A way to improve the productivity of R&D in academia is to improve the quality of research. Even the Principal Scientific Advisor to the GoI has bemoaned the poor quality of much of Indian science. Improving the quality of Indian science is not a single line item topic: it requires a whole raft of thoughtfully implemented interventions.

The anchor point that holds the following thoughts together is the fact that our scientific establishments, unlike companies, do not treat scientists as valuable assets. Companies describe their top performers as “talent”. They search for and poach “talent” from the competition in an ongoing war for “talent”. And then they provide them with the material support and training to perform their best. The contribution of such top performers directly affects the profitability of the company. Managements are sensitive to this and respond with generous incentives for top performers to stay and perform.

Talented scientists are just as valuable. Top performing scientists, for example, the scientists at the University of Pennsylvania who developed mRNA vaccine technology, can create an enormous impact, both financially and socially. Such an impact is not immediately tangible and can take decades to materialize. As a result, the tendency is to lump all scientists into one undifferentiated mass. This, when combined with the structural inadequacies of a creaky and under-funded scientific establishment, guarantees the failure of even talented scientists to produce knowledge of value.

Treating our best scientists as “talent” means that we must provide them with the resources and tools that help them perform at their peak best. This means not overloading them with the drudgery of administrative work, providing funding for projects on time, giving them flexibility and room to use the funding in the best manner possible and not miring them in bureaucracy in the name of control and accountability. Imagine if an Indian scientist could not discover a vaccine for a new organism because she had mind-numbingly inane forms to fill. The time of a talented scientist is precious.

Every second spent, either not doing research or not thinking up new ideas, is a wasted opportunity.

All scientists may not have the ability to be described as “talent”. Investing in finding the “talent” is a key role for science leaders in the country. Bad science that produces wrong information can be worse than no science, since future scientists build new ideas on the foundation of existing knowledge.

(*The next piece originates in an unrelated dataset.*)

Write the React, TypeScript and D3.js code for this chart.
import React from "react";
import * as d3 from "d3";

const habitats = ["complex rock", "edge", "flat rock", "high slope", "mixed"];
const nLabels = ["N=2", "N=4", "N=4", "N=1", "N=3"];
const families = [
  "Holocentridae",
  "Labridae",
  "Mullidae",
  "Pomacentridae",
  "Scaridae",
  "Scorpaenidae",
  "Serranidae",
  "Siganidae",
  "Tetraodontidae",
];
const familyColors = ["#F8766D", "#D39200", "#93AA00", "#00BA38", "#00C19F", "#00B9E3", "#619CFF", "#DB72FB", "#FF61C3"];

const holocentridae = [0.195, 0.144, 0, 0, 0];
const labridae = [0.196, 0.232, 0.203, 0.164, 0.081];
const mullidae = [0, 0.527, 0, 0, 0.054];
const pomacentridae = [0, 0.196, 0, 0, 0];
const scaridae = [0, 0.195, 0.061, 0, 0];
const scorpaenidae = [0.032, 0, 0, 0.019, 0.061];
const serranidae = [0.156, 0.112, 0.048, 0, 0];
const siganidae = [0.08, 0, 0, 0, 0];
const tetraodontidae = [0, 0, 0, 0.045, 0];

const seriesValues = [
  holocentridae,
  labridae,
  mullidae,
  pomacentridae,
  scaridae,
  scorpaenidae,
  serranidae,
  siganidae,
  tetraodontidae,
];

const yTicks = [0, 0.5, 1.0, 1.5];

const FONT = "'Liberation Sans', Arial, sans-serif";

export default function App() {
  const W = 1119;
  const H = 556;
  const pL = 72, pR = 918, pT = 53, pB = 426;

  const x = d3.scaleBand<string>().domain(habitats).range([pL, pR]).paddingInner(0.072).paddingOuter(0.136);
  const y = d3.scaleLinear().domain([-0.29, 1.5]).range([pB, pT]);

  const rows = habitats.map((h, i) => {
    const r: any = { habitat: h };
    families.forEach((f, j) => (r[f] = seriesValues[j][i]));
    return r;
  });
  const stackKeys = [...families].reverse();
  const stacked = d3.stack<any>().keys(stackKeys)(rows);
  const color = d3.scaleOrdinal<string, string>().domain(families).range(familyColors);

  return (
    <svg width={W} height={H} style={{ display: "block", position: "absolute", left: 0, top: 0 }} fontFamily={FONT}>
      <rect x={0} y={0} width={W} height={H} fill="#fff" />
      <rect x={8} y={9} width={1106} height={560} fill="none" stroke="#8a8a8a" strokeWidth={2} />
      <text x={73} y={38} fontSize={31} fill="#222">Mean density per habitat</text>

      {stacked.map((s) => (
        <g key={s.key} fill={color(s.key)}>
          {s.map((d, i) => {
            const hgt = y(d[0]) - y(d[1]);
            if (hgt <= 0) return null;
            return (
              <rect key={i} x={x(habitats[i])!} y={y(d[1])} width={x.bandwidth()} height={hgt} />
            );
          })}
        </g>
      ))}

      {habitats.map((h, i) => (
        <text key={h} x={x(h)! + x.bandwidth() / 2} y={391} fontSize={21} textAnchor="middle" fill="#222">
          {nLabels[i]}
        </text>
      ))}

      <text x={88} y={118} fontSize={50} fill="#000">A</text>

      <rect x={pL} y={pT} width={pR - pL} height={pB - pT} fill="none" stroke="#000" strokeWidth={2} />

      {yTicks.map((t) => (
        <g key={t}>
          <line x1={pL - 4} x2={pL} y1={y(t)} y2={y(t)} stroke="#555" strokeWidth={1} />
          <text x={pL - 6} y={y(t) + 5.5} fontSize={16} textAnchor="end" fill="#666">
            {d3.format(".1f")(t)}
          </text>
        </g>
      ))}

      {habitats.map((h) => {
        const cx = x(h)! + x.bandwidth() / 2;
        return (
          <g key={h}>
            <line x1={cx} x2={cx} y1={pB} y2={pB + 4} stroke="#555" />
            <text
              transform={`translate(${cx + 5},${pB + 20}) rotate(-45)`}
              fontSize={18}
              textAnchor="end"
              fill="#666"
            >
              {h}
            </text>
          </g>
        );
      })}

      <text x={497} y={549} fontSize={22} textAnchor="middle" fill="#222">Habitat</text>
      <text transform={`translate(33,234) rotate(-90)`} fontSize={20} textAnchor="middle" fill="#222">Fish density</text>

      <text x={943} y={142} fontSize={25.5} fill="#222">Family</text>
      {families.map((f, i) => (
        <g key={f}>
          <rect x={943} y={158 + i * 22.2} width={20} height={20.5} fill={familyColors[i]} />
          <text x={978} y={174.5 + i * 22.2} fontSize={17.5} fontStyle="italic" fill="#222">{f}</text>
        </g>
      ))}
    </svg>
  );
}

It is better to have fewer scientists producing top-quality science than to have many mediocre ones publishing work in journals of poor credibility.

The Government directly or indirectly funds 90%+ of publicly funded science, almost all of it in government institutions. The lack of competition in both funding science and doing science means that lazy mediocrity gets enshrined. We need both private sources of funding for research and private research institutions and universities to challenge existing funding agencies and institutions.

Improving the quality of science by nurturing talent can help provide the best bang for the research buck. There are many Indian scientists capable of doing world-class research if the ecosystem helped, instead of disabling them to do their best.